I asked for Strength.....
And God gave me difficulties to make me strong.

I asked for Wisdom.......
And God gave me problems to solve.

I asked for Prosperity.........
And God gave me Brain and Brawn to work.

I asked for Courage..........
And God gave me danger to overcome.

I asked for Love..............
And God gave me troubled people to help.

I asked for Favors...........
And God gave me opportunities.

I received nothing I wanted,
I received everything I needed.

November 09, 2011

A Thankful Heart

I think no matter what circumstances we find ourselves in, we can always find deficits. Someone always has bigger or better.  Although my current deficit feels like a pretty major one, I still am so incredibly blessed.

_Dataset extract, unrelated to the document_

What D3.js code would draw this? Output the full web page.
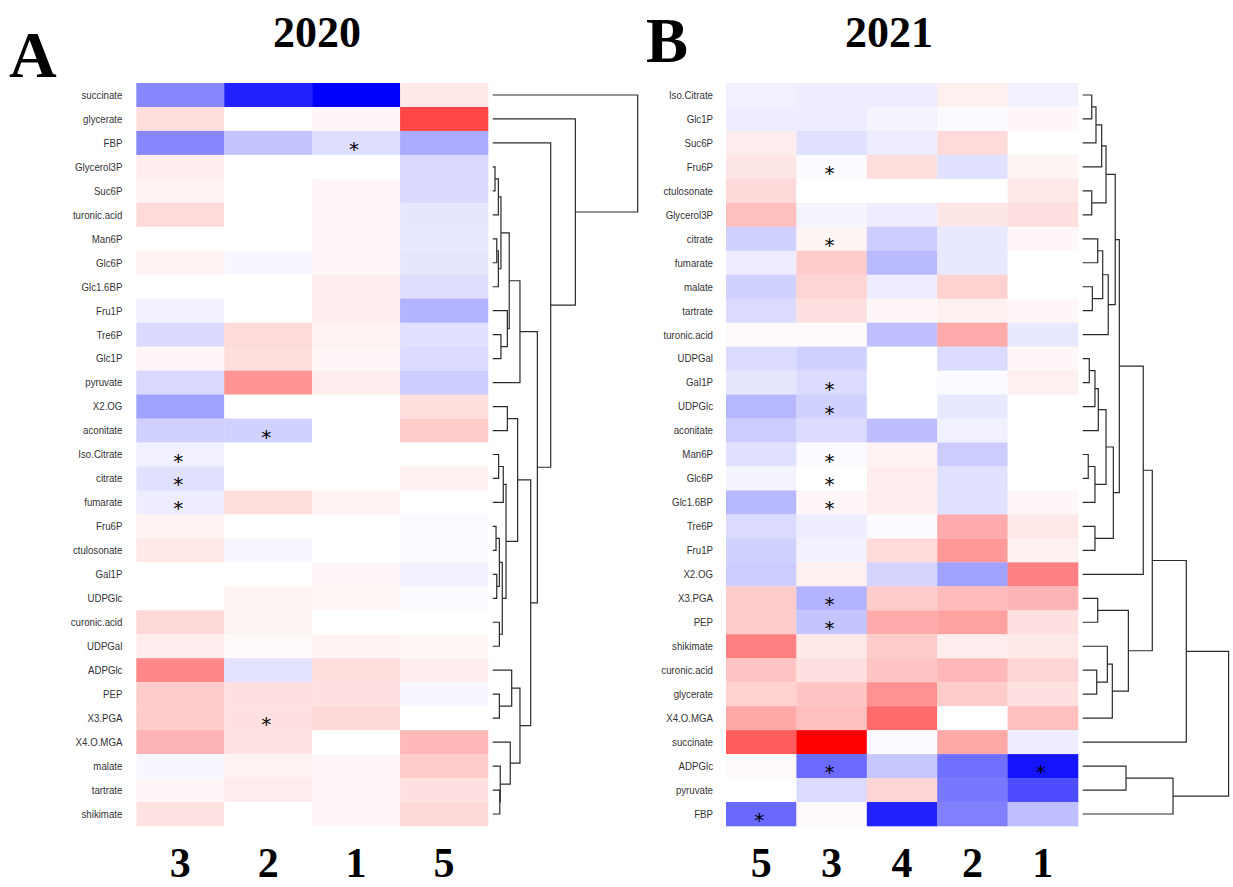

I am choosing to look for the good in my life this Thanksgiving season, and be happy for all the ways I am blessed. Sometimes we find ourselves in situations where our attitude is all we really have. We have no control over what life throws our way. But we can control how we react to situations, and can make life as miserable or wonderful as we want. It kills me to hear and see women complain about their lack of sleep due to their new little bundle of joy, or say how bad they hate that baby fat their trying to work off...or so forth. I would kill for those to be my problems! It just goes to show that no matter what we have, we choose if we're happy. We can have all of life's most perfect and amazing blessings, and still choose to be miserable. It is easy to focus on the pain, or on how EVERYBODY else seems to be pregnant, or how badly we feel we deserve this. But what kind of life will that lead you to? A depressing, terrible, and unbearable one. Trust me I've been there. But not anymore. Because I CAN be happy NOW. Yes I might not be a mother, and want to so badly, but I AM a wife, I AM a member of an amazing church, I AM a developmentalist, I AM a primary teacher, I AM a friend, I AM a sister, I AM an aunt, I AM so many other wonderful things that can and should bring such joy. I am spoiled with blessings. And I am going to choose to be happy. I can. It is in my hands. I hope we can all try to have more thankful hearts, even when we do not like the current situations we are in.